- Erickson Location of Erickson in British Columbia
- Coordinates: 49°05′29″N 116°28′34″W﻿ / ﻿49.09139°N 116.47611°W
- Country: Canada
- Province: British Columbia
- Region: East Kootenay
- Regional district: Central Kootenay

Government
- • Governing body: Area 'B' –Director Tanya Wall
- Elevation: 620 m (2,030 ft)
- Time zone: UTC-7 (MST, PST)
- Postal code span: V0B 1G0
- Highways: 3 21
- Waterways: Goat River

= Erickson, British Columbia =

Erickson is an unincorporated community immediately to the east of Creston, British Columbia. It is home to many cherry and apple orchards and is located on Highway 3, also known as the Crowsnest Highway.

Erickson has one school, Erickson Elementary School, which is in School District 8 Kootenay Lake and has grades Kindergarten through Grade 7. Erickson has two wineries, three hotels, one gas station, a micro grocery, and a sawmill. There are also over 10 fruit stands scattered along the two main roads. (Highway 3 & Erickson Rd)

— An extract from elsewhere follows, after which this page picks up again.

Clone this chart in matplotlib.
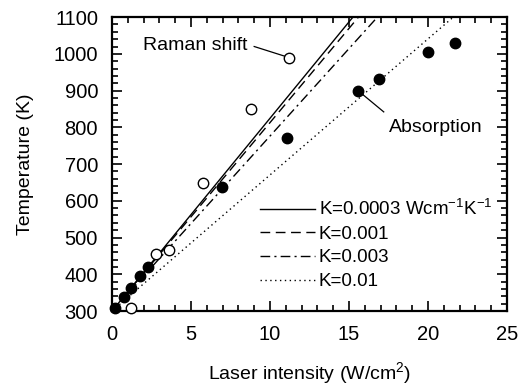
import numpy as np
import matplotlib
matplotlib.use("Agg")
import matplotlib.pyplot as plt
from matplotlib.ticker import MultipleLocator

plt.rcParams['font.family'] = ['Liberation Sans', 'DejaVu Sans']
plt.rcParams['mathtext.default'] = 'regular'

# absorption data (filled)
abs_I = [0.2, 0.76, 1.2, 1.77, 2.28, 6.96, 11.1, 15.6, 16.9, 20.0, 21.7]
abs_T = [307, 338, 362, 395, 420, 637, 771, 899, 931, 1005, 1029]

# raman shift data (open)
ram_I = [1.2, 2.8, 3.6, 5.75, 8.8, 11.2]
ram_T = [307, 455, 466, 648, 850, 990]

# model lines: intensity where T reaches 1100 K, starting at 300 K at 0
k_labels = ['K=0.0003 Wcm$^{-1}$K$^{-1}$', 'K=0.001', 'K=0.003', 'K=0.01']
k_I_end = [15.25, 15.6, 16.8, 21.6]
k_styles = ['-', (0, (7, 4)), (0, (7, 3, 1.5, 3)), (0, (1, 2.5))]

fig = plt.figure(figsize=(5.27, 3.89), dpi=100)
ax = fig.add_axes([0.2125, 0.2005, 0.7495, 0.7555])

for lab, xe, ls in zip(k_labels, k_I_end, k_styles):
    ax.plot([0, xe], [300, 1100], color='black', lw=1.0, linestyle=ls, label=lab)

ax.plot(abs_I, abs_T, 'o', color='black', ms=7.5, zorder=5, clip_on=False)
ax.plot(ram_I, ram_T, 'o', mfc='white', mec='black', mew=1.0, ms=7.5, zorder=5, clip_on=False)

ax.text(8.6, 1024, 'Raman shift', ha='right', va='center', fontsize=14)
ax.plot([9.0, 11.2], [1020, 990], color='black', lw=0.9)
ax.text(17.5, 800, 'Absorption', ha='left', va='center', fontsize=14)
ax.plot([15.6, 17.2], [899, 842], color='black', lw=0.9)

ax.set_xlim(0, 25)
ax.set_ylim(300, 1100)
ax.xaxis.set_major_locator(MultipleLocator(5))
ax.xaxis.set_minor_locator(MultipleLocator(1))
ax.yaxis.set_major_locator(MultipleLocator(100))
ax.yaxis.set_minor_locator(MultipleLocator(20))
ax.tick_params(which='both', direction='in', top=True, right=True, width=1.2)
ax.tick_params(which='major', length=7, labelsize=14.5, pad=10)
ax.tick_params(which='minor', length=4)
for sp in ax.spines.values():
    sp.set_linewidth(1.6)

ax.set_xlabel('Laser intensity (W/cm$^2$)', fontsize=14, labelpad=12)
ax.set_ylabel('Temperature (K)', fontsize=14, labelpad=14)

ax.legend(loc='lower right', bbox_to_anchor=(1.0, 0.02), frameon=False, fontsize=13.5,
          handlelength=2.9, handletextpad=0.2, labelspacing=0.35, borderpad=0.3)

fig.savefig('out.png', dpi=100)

In 1926, the East Creston Irrigation District was established and for the first time, Erickson had fresh running water from Arrow Creek.

== History ==
The Erickson post office opened on 1 January 1908. The name "Erickson" was adopted for the local station in 1915 and was later listed as a post office in the 1930 BC Gazetteer. According to BC Geographical Names, the name is associated with Erickson Ridge and Erickson Creek, which were named after Eric Gustavous Erickson, a Canadian Pacific Railway superintendent at Cranbrook from 1904 to 1908.